The answer: He is a unique Hellene who has raised the bar for us in America. Last October, at his alma mater Georgetown University, he created the $3 million Ecumenical Patriarch Bartholomew Endowed Orthodox Chaplaincy and, more recently, the $11 million Psaros Center for Financial Markets and Policy. And while these achievements are truly extraordinary, they are not the primary reason Psaros stands out.
When Psaros entered the picture, our best and brightest had accomplished phenomenal things for the Archdiocese of America. Unfortunately, the Archdiocese had become functionally insolvent. Its expenses exceeded its revenues until it ran out of funds. In addition, the construction of our St Nicholas National Shrine at Ground Zero had failed; there was a crisis at our seminary in Brookline regarding financial and accreditation problems; there was a shortfall in our priests’ retirement fund; and the issue of lifting the operation of our Archdiocese out of the red needed addressing. Although our Archdiocesan Council was made up of eminently successful people deeply committed to the Church, its years of efforts to reverse these problems showed little results.

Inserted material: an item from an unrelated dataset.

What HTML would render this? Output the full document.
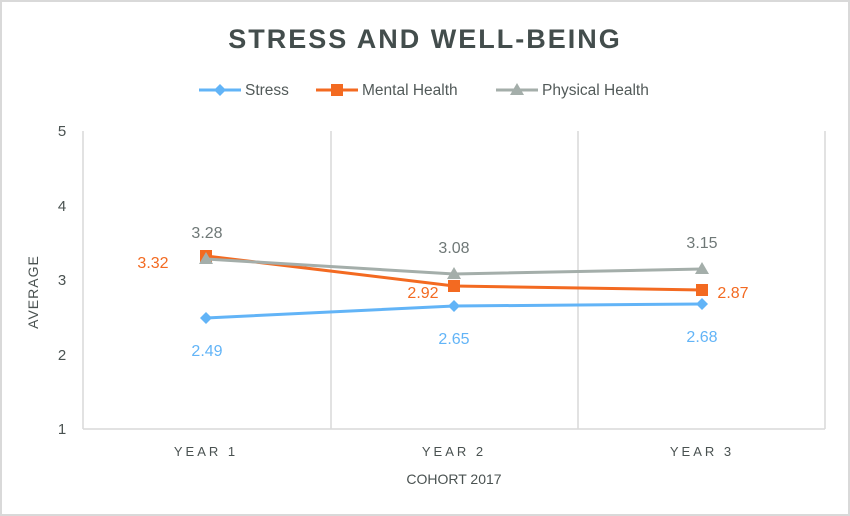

Among those who have made our Church great, a small number of non-clerics and many clerics contribute enormous amounts of their valuable personal time and talent to the effort. Psaros did exactly this and brought with him powerful capabilities. First is his ability to manage a group of giant global manufacturing and industrial companies (today with $20 billion in combined revenue and $13.5 billion in assets under management, operating 233 manufacturing facilities in 26 countries). Second, a commitment to the Church and community that moved him to roll up his sleeves and dive for days, weeks and months into the nitty-gritty of our problems and personally pay for whatever outside expertise was needed to move forward. And, third, as should probably be expected from a man who rose from a small town in West Virginia to the top on Wall Street, when he encountered “insurmountable” roadblocks that would stop almost all the rest of us, he surmounted them. As an Orthodox Christian Psaros did this while adhering to the qualities enumerated by the ancient Greek historian Polybius, who said, “They have customs and institutions which promote a deep desire for noble acts, a love of virtue, piety towards parents and elders, and a fear of the gods.”